>> start

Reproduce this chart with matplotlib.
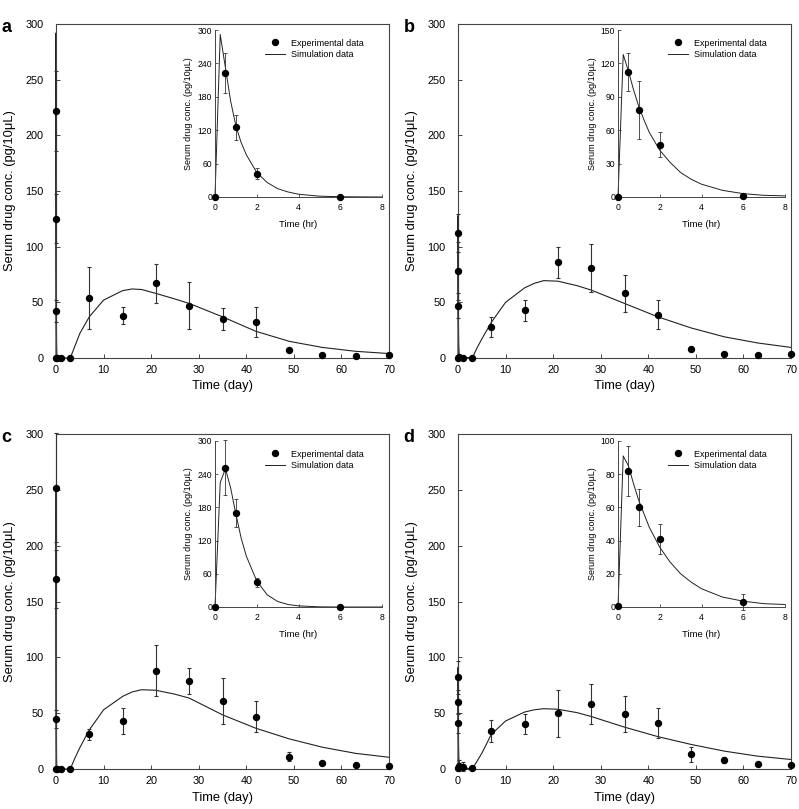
import matplotlib
matplotlib.use('Agg')
import matplotlib.pyplot as plt
import numpy as np

plt.rcParams['font.family'] = ['Liberation Sans', 'DejaVu Sans']

# ===== sampling times =====
hr_t = [0, 0.5, 1, 2, 6]                                  # hours (inset)
day_t = [1, 3, 7, 14, 21, 28, 35, 42, 49, 56, 63, 70]    # days
sim_hr_t = [0, 0.25, 0.5, 0.75, 1, 1.25, 1.5, 2, 2.5, 3, 3.5, 4, 5, 6, 7, 8]
sim_day_t = [3, 4, 5, 7, 10, 14, 16, 18, 21, 25, 28, 35, 42, 49, 56, 63, 70]

# ===== panel a =====
a_hr = [0, 222, 125, 42, 0]
a_hr_err = [0, 36, 22, 10, 0]
a_day = [0, 0, 54, 38, 67, 47, 35, 32, 7, 3, 2, 3]
a_day_err = [0, 0, 28, 7.5, 17.5, 21, 10, 13.5, 1.5, 1, 0.5, 1]
a_sim_hr = [0, 292, 232, 172, 128, 98, 76, 44, 26, 15, 9, 5, 1.5, 0.5, 0.2, 0]
a_sim_day = [0, 11, 22, 37, 52, 60.5, 62, 61.5, 58, 53, 49, 37, 24, 15, 9.5, 6, 4]

# ===== panel b =====
b_hr = [0, 112, 78, 47, 0.5]
b_hr_err = [0, 17, 26, 11, 0]
b_day = [0, 0, 28, 43, 86, 81, 58, 39, 8, 4, 3, 4]
b_day_err = [0, 0, 9, 9.5, 14, 21.5, 16.5, 13, 2, 1, 0.5, 1]
b_sim_hr = [0, 128, 113, 96, 81, 69, 58, 42, 31, 22, 16, 11.5, 6, 3, 1.5, 1]
b_sim_day = [0, 9, 17, 32, 50, 63, 67, 69.5, 69, 65, 61, 49, 37, 27, 19, 13.5, 9.5]

# ===== panel c =====
c_hr = [0, 252, 170, 45, 0]
c_hr_err = [0, 49, 26, 8, 0]
c_day = [0, 0, 31, 43, 88, 79, 61, 47, 11, 5, 4, 3]
c_day_err = [0, 0, 5, 12, 23, 11.5, 20.5, 13.5, 4, 1, 0.5, 0.5]
c_sim_hr = [0, 225, 250, 215, 168, 125, 92, 47, 22, 10, 4.5, 2, 0.3, 0, 0, 0]
c_sim_day = [0, 10, 19, 35, 53, 65, 69, 71, 70.5, 67, 63.5, 48.5, 36.5, 27, 19.5, 14, 10.5]

# ===== panel d =====
d_hr = [0.5, 82, 60, 41, 3]
d_hr_err = [0, 15, 11, 9, 5]
d_day = [2, 1, 34, 40, 50, 58, 49, 41, 13, 8, 4.5, 4]
d_day_err = [4, 0, 10, 9, 21, 18, 16, 13.5, 7, 3, 1, 0.5]
d_sim_hr = [0, 91, 85, 74, 64, 56, 48, 36, 27, 20, 15, 11, 6, 3.5, 2, 1.5]
d_sim_day = [0, 7, 14, 31, 43, 51, 53, 54, 53.5, 50.5, 47, 37.5, 29, 22, 16, 11.5, 8.5]

YLABEL = "Serum drug conc. (pg/10\u03bcL)"
LINE_C = '#222222'
ERR_C = '#333333'
SPINE_C = '#444444'


def px_rect(left, right, top, bottom, W=799, H=809):
    return [left / W, 1 - bottom / H, (right - left) / W, (bottom - top) / H]


def plot_panel(fig, main_px, inset_px, label, hr, hr_err, day, day_err,
               sim_hr, sim_day, inset_ymax, inset_step):
    # ---- main axes (days) ----
    ax = fig.add_axes(px_rect(*main_px))
    x_pts = [h / 24 for h in hr_t] + day_t
    y_pts = list(hr) + list(day)
    e_pts = list(hr_err) + list(day_err)
    sim_x = [h / 24 for h in sim_hr_t] + sim_day_t
    sim_y = list(sim_hr) + list(sim_day)
    ax.plot(sim_x, sim_y, color=LINE_C, lw=0.8, clip_on=False, zorder=2)
    ax.errorbar(x_pts, y_pts, yerr=e_pts, fmt='o', color='black', ms=4.3,
                ecolor=ERR_C, elinewidth=0.8, capsize=1.6, capthick=0.8,
                clip_on=False, zorder=3)
    ax.set_xlim(0, 70)
    ax.set_ylim(0, 300)
    ax.set_xticks(range(0, 71, 10))
    ax.set_yticks(range(0, 301, 50))
    ax.tick_params(direction='in', length=3, width=0.7, labelsize=7.8, color=SPINE_C)
    ax.tick_params(axis='y', pad=9)
    ax.tick_params(axis='x', pad=5)
    for s in ax.spines.values():
        s.set_linewidth(0.8)
        s.set_color(SPINE_C)
    ax.set_xlabel("Time (day)", fontsize=9.3, labelpad=4)
    ax.set_ylabel(YLABEL, fontsize=9.3, labelpad=7)
    fig.text(main_px[0] / 799 - 0.068, 1 - (main_px[2] - 5) / 809, label,
             fontsize=13, fontweight='bold', va='top', ha='left')

    # ---- inset (hours) ----
    ins = fig.add_axes(px_rect(*inset_px))
    ins.set_facecolor('white')
    ins.plot(sim_hr_t, sim_hr, color=LINE_C, lw=0.7, label="Simulation data",
             clip_on=False, zorder=2)
    ins.errorbar(hr_t, hr, yerr=hr_err, fmt='none', ecolor=ERR_C,
                 elinewidth=0.6, capsize=1.4, capthick=0.6, clip_on=False, zorder=3)
    ins.plot(hr_t, hr, 'o', color='black', ms=4.3, clip_on=False, zorder=4,
             label="Experimental data")
    ins.set_xlim(0, 8)
    ins.set_ylim(0, inset_ymax)
    ins.set_xticks(range(0, 9, 2))
    ins.set_yticks(np.arange(0, inset_ymax + 1, inset_step))
    ins.spines['top'].set_visible(False)
    ins.spines['right'].set_visible(False)
    for s in ('left', 'bottom'):
        ins.spines[s].set_linewidth(0.7)
        ins.spines[s].set_color(SPINE_C)
    ins.tick_params(direction='in', length=2, width=0.6, labelsize=6.2, color=SPINE_C)
    ins.tick_params(axis='y', pad=2)
    ins.tick_params(axis='x', pad=4)
    ins.set_xlabel("Time (hr)", fontsize=6.8, labelpad=6)
    ins.set_ylabel(YLABEL, fontsize=6.5, labelpad=3)
    h, l = ins.get_legend_handles_labels()
    order = [l.index("Experimental data"), l.index("Simulation data")]
    ins.legend([h[i] for i in order], [l[i] for i in order], loc='upper left',
               bbox_to_anchor=(0.28, 0.97), frameon=False, fontsize=6.5,
               handlelength=2.2, handletextpad=0.6, labelspacing=0.3,
               borderaxespad=0, numpoints=1)


fig = plt.figure(figsize=(7.99, 8.09), dpi=100)

plot_panel(fig, (56, 389, 24, 358), (215, 382, 30, 197), 'a',
           a_hr, a_hr_err, a_day, a_day_err, a_sim_hr, a_sim_day, 300, 60)
plot_panel(fig, (458, 791, 24, 358), (618, 785, 30, 197), 'b',
           b_hr, b_hr_err, b_day, b_day_err, b_sim_hr, b_sim_day, 150, 30)
plot_panel(fig, (56, 389, 434, 769), (215, 382, 441, 607), 'c',
           c_hr, c_hr_err, c_day, c_day_err, c_sim_hr, c_sim_day, 300, 60)
plot_panel(fig, (458, 791, 434, 769), (618, 785, 441, 607), 'd',
           d_hr, d_hr_err, d_day, d_day_err, d_sim_hr, d_sim_day, 100, 20)

plt.savefig('out.png', dpi=100)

>> end

* **REQUIREMENT**
Take the lines from the start of the material to the line with "plt.rcParams['font.family'] = ['Liberation", both included, and transcribe them exactly without the pictures.

* **COMPLETED EXERCISE**
Reproduce this chart with matplotlib.
import matplotlib
matplotlib.use('Agg')
import matplotlib.pyplot as plt
import numpy as np

plt.rcParams['font.family'] = ['Liberation Sans', 'DejaVu Sans']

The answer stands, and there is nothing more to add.